L’auteure a aussi écrit plusieurs scénarios pour des cinéastes européens tels que Pier Paolo Pasolini, Margarethe Von Trotta et Ferreri.
Préoccupée par la place de la femme dans l’Histoire et les grands mythes féminins, l’écrivaine s’est inspirée de grands personnages de femmes: de Clytemnestre à Emma Bovary en passant, bien sûr, par Marie Stuart et Élisabeth 1re.
L’auteure de Marie Stuart croit au pouvoir des mots. «Plus on travaille sur les mots, plus on comprend qu’ils sont mystérieux», expliquait Dacia Maraini à Voir, vendredi dernier, dans le hall d’un hôtel du centre-ville. Ses propres mots ont d’ailleurs fait l’objet de plusieurs interprétations parmi les nombreuses productions de ses pièces dans le monde. Dacia Maraini a vu huit différentes versions de Marie Stuart (sur une vingtaine), et celle à l’affiche du TNM est «parmi les meilleures», estime-t-elle. L’auteure a été frappée par le côté «violent et radical» de la proposition de Brigitte Haentjens qui tranche sur le ton intimiste des autres spectacles.»

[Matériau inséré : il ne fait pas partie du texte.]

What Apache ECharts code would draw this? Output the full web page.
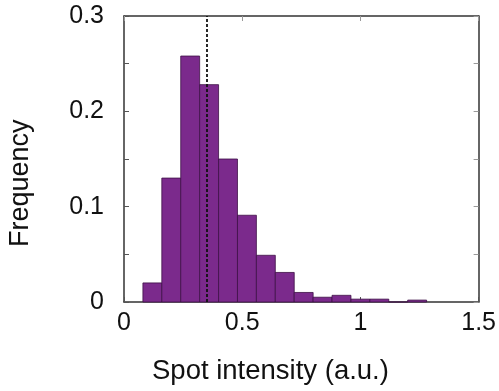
<!DOCTYPE html>
<html><head><meta charset="utf-8">
<script src="https://cdn.jsdelivr.net/npm/echarts@6/dist/echarts.min.js"></script>
<style>html,body{margin:0;padding:0;background:#fff}#c{width:499px;height:391px}</style>
</head><body><div id="c"></div>
<script>
// Histogram data (bin edges in a.u., frequency per bin)
var binStarts = [0.08,0.16,0.24,0.32,0.40,0.48,0.56,0.64,0.72,0.80,0.88,0.96,1.04,1.12,1.20];
var binEnds   = [0.16,0.24,0.32,0.40,0.48,0.56,0.64,0.72,0.80,0.88,0.96,1.04,1.12,1.20,1.28];
var frequency = [0.020,0.130,0.258,0.228,0.150,0.091,0.049,0.031,0.010,0.005,0.007,0.003,0.003,0.000,0.002];
var meanIntensity = 0.35;
var xTicks = [0, 0.5, 1, 1.5];
var yTicks = [0, 0.1, 0.2, 0.3];
var xTitle = 'Spot intensity (a.u.)';
var yTitle = 'Frequency';

var FONT = 'Liberation Sans, Arial, sans-serif';
var data = binStarts.map(function(s,i){ return [s, binEnds[i], frequency[i]]; });
var axisLineStyle = {color:'#333', width:1.5};

var chart = echarts.init(document.getElementById('c'), null, {renderer:'canvas'});
chart.setOption({
  animation:false,
  backgroundColor:'#fff',
  grid:{left:124, right:13, top:16, bottom:89},
  xAxis:[{
    type:'value', min:xTicks[0], max:xTicks[xTicks.length-1], interval:0.5, position:'bottom',
    axisLine:{show:true, onZero:false, lineStyle:axisLineStyle}, axisTick:{show:true, inside:true, length:5, lineStyle:{color:'#555'}},
    splitLine:{show:false},
    axisLabel:{color:'#111', fontSize:25, fontFamily:FONT, margin:9,
      formatter:function(v){ return String(+v.toFixed(2)); }}
  },{
    type:'value', min:xTicks[0], max:xTicks[xTicks.length-1], interval:0.5, position:'top',
    axisLine:{show:true, onZero:false, lineStyle:axisLineStyle}, axisTick:{show:true, inside:true, length:5, lineStyle:{color:'#999'}},
    splitLine:{show:false}, axisLabel:{show:false}
  }],
  yAxis:[{
    type:'value', min:yTicks[0], max:yTicks[yTicks.length-1], interval:0.05, position:'left',
    axisLine:{show:true, onZero:false, lineStyle:axisLineStyle}, axisTick:{show:true, inside:true, length:5, lineStyle:{color:'#555'}},
    splitLine:{show:false},
    axisLabel:{color:'#111', fontSize:25, fontFamily:FONT, margin:20,
      formatter:function(v){ var k=Math.round(v*100); if(k%10!==0) return ''; return String(+(k/100).toFixed(1)); }}
  },{
    type:'value', min:yTicks[0], max:yTicks[yTicks.length-1], interval:0.05, position:'right',
    axisLine:{show:true, onZero:false, lineStyle:axisLineStyle}, axisTick:{show:true, inside:true, length:5, lineStyle:{color:'#999'}},
    splitLine:{show:false}, axisLabel:{show:false}
  }],
  series:[{
    type:'custom',
    xAxisIndex:0, yAxisIndex:0,
    encode:{x:[0,1], y:2},
    data:data,
    renderItem:function(params, api){
      var p0 = api.coord([api.value(0), 0]);
      var p1 = api.coord([api.value(1), api.value(2)]);
      return {type:'rect', shape:{x:p0[0], y:p1[1], width:p1[0]-p0[0], height:p0[1]-p1[1]},
        style:{fill:'#7b2a8c', stroke:'#3d1046', lineWidth:0.8}};
    },
    markLine:{
      silent:true, symbol:'none', label:{show:false},
      lineStyle:{color:'#111', type:[3,2], width:1.8},
      data:[{xAxis:meanIntensity}]
    },
    z:2
  }],
  graphic:[
    {type:'text', left:152, top:357, style:{text:xTitle, fill:'#111', fontSize:27.5, fontFamily:FONT}},
    {type:'text', x:7, y:247, rotation:Math.PI/2, style:{text:yTitle, fill:'#111', fontSize:27, fontFamily:FONT}}
  ]
});
</script></body></html>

«Le présent est illuminé par le passé, croit-elle. La compréhension du premier passe nécessairement par le second. Dans notre culture, poursuit-elle, les femmes ont été poussées à s’exprimer à travers le corps. Pour une femme, le corps est son destin. Elle s’identifie et est identifiée à son corps. D’où la difficulté de notre culture à prendre au sérieux la parole et la pensée des femmes.»
Il y a aussi l’organisation sociale qui désavantage les femmes. «Le travail, tel qu’il est conçu aujourd’hui, est bâti à partir du temps d’un homme, dit-elle. J’ai visité le Parlement suédois à Stockholm, où plus de trente pour cent des députés sont des femmes. Ce qui est énorme. Outre une garderie sur place, les sessions parlementaires sont conçues afin de permettre aux députés de consacrer du temps à leurs enfants.»
Pasolini et moi
Dans les années 60 et 70, avec Moravia, Dacia Maraini a effectué plusieurs grands voyages en Afrique avec le cinéaste, écrivain et intellectuel italien Pier Paolo Pasolini. À l’époque, ce dernier tournait beaucoup dans ce continent. Elle se rappelle de lui comme d’un homme très doux et silencieux. «Mais il n’était pas absent, il avait une présence silencieuse.»
«Il avait aussi un caractère tragique, dit-elle. C’est connu, il aimait prendre des risques. Mais je ne crois pas que Pasolini soit allé au devant de sa propre mort, comme certains l’ont dit. Je me souviens qu’il préparait un tas de projets lorsqu’il s’est fait tuer en 1975. C’était un homme rongé par d’énormes contradictions: moraliste et homosexuel; catholique et communiste…Comme beaucoup de ses contemporains, ce poète était déchiré par la culpabilité.
«Sa mort violente a laissé un grand vide dans l’intelligentsia italienne. Depuis, l’atmosphère a bien changé en Italie. Les artistes sont moins présents sur la place publique. Vingt-cinq ans après sa mort, Pasolini n’a toujours pas été remplacé.»